— Start of Data listing —
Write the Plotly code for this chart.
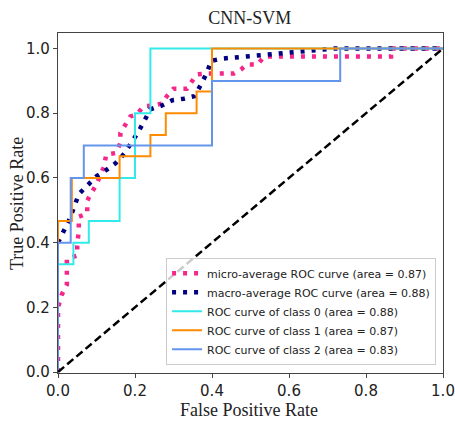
import plotly.graph_objects as go

# ---- data ----
micro_fpr = [0, 0, 0.01, 0.023, 0.023, 0.023, 0.05, 0.05, 0.054, 0.054, 0.076, 0.076, 0.09, 0.1,
             0.12, 0.125, 0.15, 0.162, 0.162, 0.175, 0.188, 0.205, 0.222, 0.248, 0.27, 0.283, 0.3,
             0.335, 0.36, 0.387, 0.457, 0.475, 0.49, 0.518, 0.535, 0.865, 0.865, 1.0]
micro_tpr = [0, 0.2, 0.24, 0.27, 0.31, 0.35, 0.36, 0.39, 0.44, 0.48, 0.49, 0.53, 0.56, 0.58,
             0.636, 0.672, 0.677, 0.708, 0.739, 0.765, 0.79, 0.796, 0.822, 0.824, 0.83, 0.853, 0.876,
             0.876, 0.92, 0.923, 0.923, 0.935, 0.951, 0.95, 0.975, 0.975, 1.0, 1.0]

macro_fpr = [0, 0.018, 0.031, 0.054, 0.076, 0.1, 0.125, 0.15, 0.172, 0.19, 0.208, 0.224, 0.24,
             0.27, 0.297, 0.327, 0.355, 0.37, 0.386, 0.398, 0.427, 0.457, 0.486, 0.518, 0.544,
             0.57, 0.6, 0.63, 0.66, 0.69, 0.718, 1.0]
macro_tpr = [0.4, 0.44, 0.475, 0.55, 0.578, 0.605, 0.624, 0.646, 0.675, 0.706, 0.741, 0.776, 0.812,
             0.824, 0.84, 0.845, 0.853, 0.886, 0.923, 0.962, 0.969, 0.972, 0.975, 0.979, 0.982,
             0.986, 0.99, 0.993, 0.996, 0.998, 1.0, 1.0]

c0_fpr = [0, 0, 0.04, 0.04, 0.08, 0.08, 0.16, 0.16, 0.2, 0.2, 0.24, 0.24, 1.0]
c0_tpr = [0, 0.333, 0.333, 0.4, 0.4, 0.467, 0.467, 0.6, 0.6, 0.8, 0.8, 1.0, 1.0]

c1_fpr = [0, 0, 0.036, 0.036, 0.16, 0.16, 0.24, 0.24, 0.28, 0.28, 0.36, 0.36, 0.4, 0.4, 1.0]
c1_tpr = [0, 0.467, 0.467, 0.6, 0.6, 0.667, 0.667, 0.733, 0.733, 0.8, 0.8, 0.867, 0.867, 1.0, 1.0]

c2_fpr = [0, 0, 0.033, 0.033, 0.067, 0.067, 0.4, 0.4, 0.733, 0.733, 1.0]
c2_tpr = [0, 0.4, 0.4, 0.6, 0.6, 0.7, 0.7, 0.9, 0.9, 1.0, 1.0]

diag = [0, 1]

names = ["micro-average ROC curve (area = 0.87)",
         "macro-average ROC curve (area = 0.88)",
         "ROC curve of class 0 (area = 0.88)",
         "ROC curve of class 1 (area = 0.87)",
         "ROC curve of class 2 (area = 0.83)"]

title_text = "CNN-SVM"
x_title = "False Positive Rate"
y_title = "True Positive Rate"

fig = go.Figure()
fig.add_trace(go.Scatter(x=micro_fpr, y=micro_tpr, mode="lines", name=names[0],
                         line=dict(color="#f5288a", width=4.5, dash="4px,7px")))
fig.add_trace(go.Scatter(x=macro_fpr, y=macro_tpr, mode="lines", name=names[1],
                         line=dict(color="#000080", width=4.5, dash="4px,7px")))
fig.add_trace(go.Scatter(x=c0_fpr, y=c0_tpr, mode="lines", name=names[2],
                         line=dict(color="#33eaea", width=2)))
fig.add_trace(go.Scatter(x=c1_fpr, y=c1_tpr, mode="lines", name=names[3],
                         line=dict(color="#ff8c00", width=2)))
fig.add_trace(go.Scatter(x=c2_fpr, y=c2_tpr, mode="lines", name=names[4],
                         line=dict(color="#6495ed", width=2)))
fig.add_trace(go.Scatter(x=diag, y=diag, mode="lines", showlegend=False,
                         line=dict(color="black", width=2.5, dash="8px,4px")))

axis_common = dict(showgrid=False, zeroline=False, showline=True, linecolor="#444",
                   linewidth=1.2, mirror=True, ticks="outside", ticklen=4,
                   tickcolor="#444", tickformat=".1f", dtick=0.2, automargin=False,
                   tickfont=dict(family="DejaVu Sans", size=15, color="#222"))

serif = dict(family="Liberation Serif", size=18, color="#222")

fig.update_layout(
    width=455, height=424,
    margin=dict(l=58, r=12, t=33, b=51),
    paper_bgcolor="white", plot_bgcolor="white",
    title=dict(text=title_text, x=0.549, xanchor="center", y=0.9575, yanchor="middle",
               font=serif),
    xaxis=dict(range=[0, 1.0], **axis_common),
    yaxis=dict(range=[-0.003, 1.048], **axis_common),
    legend=dict(x=0.982, xanchor="right", y=0.024, yanchor="bottom",
                bgcolor="rgba(255,255,255,0.8)", bordercolor="#cccccc", borderwidth=1,
                font=dict(family="DejaVu Sans", size=11, color="#222"),
                tracegroupgap=0, itemwidth=30),
    showlegend=True,
    annotations=[
        dict(text=x_title, xref="paper", yref="paper", x=0.497, y=-0.109,
             xanchor="center", yanchor="middle", showarrow=False, font=serif),
        dict(text=y_title, xref="paper", yref="paper", x=-0.1065, y=0.5,
             xanchor="center", yanchor="middle", textangle=-90, showarrow=False, font=serif),
    ],
)

fig.write_html("out.html", config={"displayModeBar": False},
               post_script="document.body.style.margin='0';")
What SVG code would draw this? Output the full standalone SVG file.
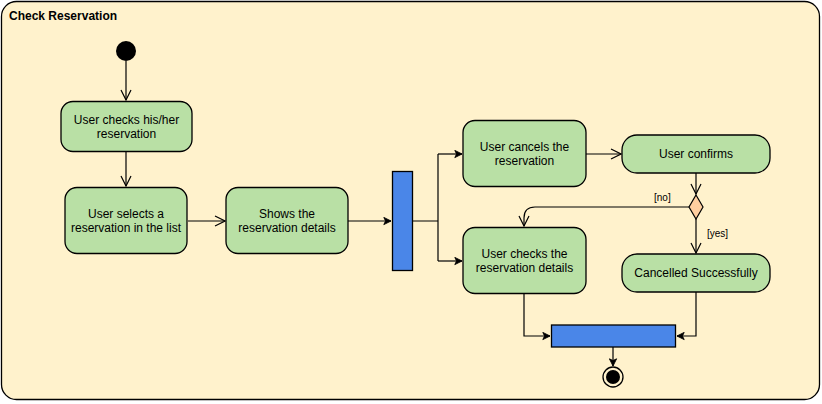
<svg xmlns="http://www.w3.org/2000/svg" width="822" height="404" viewBox="0 0 822 404">
<style>
.act{fill:#B9E0A5;stroke:#000;stroke-width:1.3}
.bar{fill:#4A86E8;stroke:#000;stroke-width:1.3}
.t{font-family:"Liberation Sans",Arial,sans-serif;font-size:12px;fill:#000;text-anchor:middle}
.lbl{font-family:"Liberation Sans",Arial,sans-serif;font-size:10px;fill:#000}
.c{fill:none;stroke:#000;stroke-width:1.2}
</style>
<defs>
<marker id="open" viewBox="0 0 12 12" refX="11" refY="6" markerWidth="12" markerHeight="12" markerUnits="userSpaceOnUse" orient="auto">
<path d="M1,1 L11,6 L1,11" fill="none" stroke="#000" stroke-width="1.2"/>
</marker>
<marker id="fill" viewBox="0 0 10 10" refX="9" refY="5" markerWidth="9" markerHeight="9" markerUnits="userSpaceOnUse" orient="auto">
<path d="M1,1 L9,5 L1,9 L3,5 Z" fill="#000" stroke="#000" stroke-width="1"/>
</marker>
</defs>
<g id="frame">
<rect x="1.5" y="1.5" width="818" height="398" rx="15" fill="#FFF2CC" stroke="#000" stroke-width="1.3"/>
<text x="9" y="20" font-family="'Liberation Sans',Arial,sans-serif" font-size="12" font-weight="bold">Check Reservation</text>
</g>
<g id="connectors">
<path class="c" d="M126,61 L126,100" marker-end="url(#open)"/>
<path class="c" d="M126,152 L126,186" marker-end="url(#open)"/>
<path class="c" d="M188,221 L225,221" marker-end="url(#open)"/>
<path class="c" d="M348,221 L391,221" marker-end="url(#fill)"/>
<path class="c" d="M412,221 L438,221 M438,154 L438,261"/>
<path class="c" d="M438,154 L462,154" marker-end="url(#fill)"/>
<path class="c" d="M438,261 L462,261" marker-end="url(#fill)"/>
<path class="c" d="M586,154 L621,154" marker-end="url(#open)"/>
<path class="c" d="M696,173 L696,194" marker-end="url(#open)"/>
<path class="c" d="M689,207 L535,207 Q524,207 524,218 L524,226" marker-end="url(#open)"/>
<path class="c" d="M696,219 L696,253" marker-end="url(#open)"/>
<path class="c" d="M524,294 L524,336 L550,336" marker-end="url(#fill)"/>
<path class="c" d="M696,292 L696,336 L677,336" marker-end="url(#fill)"/>
<path class="c" d="M613,347 L613,366" marker-end="url(#fill)"/>
<text class="lbl" x="654" y="201">[no]</text>
<text class="lbl" x="707" y="237">[yes]</text>
</g>
<g id="start"><circle cx="126" cy="51" r="10" fill="#000"/></g>
<g id="n1">
<rect class="act" x="61" y="101.5" width="131" height="50" rx="12"/>
<text class="t" x="126.5" y="124">User checks his/her</text>
<text class="t" x="126.5" y="138">reservation</text>
</g>
<g id="n2">
<rect class="act" x="65" y="187.5" width="122" height="66" rx="12"/>
<text class="t" x="126" y="218">User selects a</text>
<text class="t" x="126" y="232">reservation in the list</text>
</g>
<g id="n3">
<rect class="act" x="226" y="187.5" width="122" height="66" rx="12"/>
<text class="t" x="287" y="218">Shows the</text>
<text class="t" x="287" y="232">reservation details</text>
</g>
<g id="fork"><rect class="bar" x="392.5" y="171.5" width="20" height="99"/></g>
<g id="n4">
<rect class="act" x="463" y="120.5" width="123" height="66" rx="12"/>
<text class="t" x="524.5" y="151">User cancels the</text>
<text class="t" x="524.5" y="165">reservation</text>
</g>
<g id="n5">
<rect class="act" x="463" y="227.5" width="123" height="66" rx="12"/>
<text class="t" x="524.5" y="258">User checks the</text>
<text class="t" x="524.5" y="272">reservation details</text>
</g>
<g id="n6">
<rect class="act" x="622" y="135" width="148" height="38" rx="15"/>
<text class="t" x="696" y="158">User confirms</text>
</g>
<g id="decision"><path d="M696,195 L703,207 L696,219 L689,207 Z" fill="#FFCE9F" stroke="#000" stroke-width="1.2"/></g>
<g id="n7">
<rect class="act" x="622" y="254" width="148" height="38" rx="15"/>
<text class="t" x="696" y="277">Cancelled Successfully</text>
</g>
<g id="join"><rect class="bar" x="551.5" y="325" width="124" height="22"/></g>
<g id="end">
<circle cx="613" cy="377" r="10" fill="#FFF2CC" stroke="#000" stroke-width="1.3"/>
<circle cx="613" cy="377" r="7" fill="#000"/>
</g>
</svg>
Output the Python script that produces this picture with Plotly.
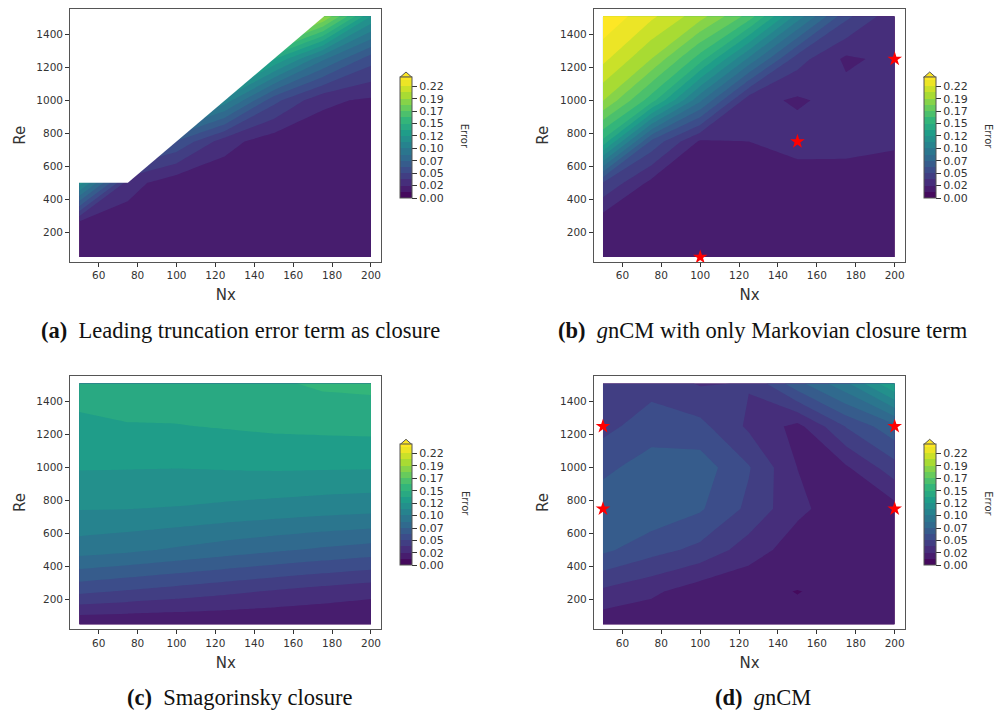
— End of Data listing —
> **Task objective**
Among the lines of the material, find those that hold the word "this" and copy them.

> **Solution to the exercise**
Write the Plotly code for this chart.
What SVG code would draw this? Output the full standalone SVG file.
Output the Python script that produces this picture with Plotly.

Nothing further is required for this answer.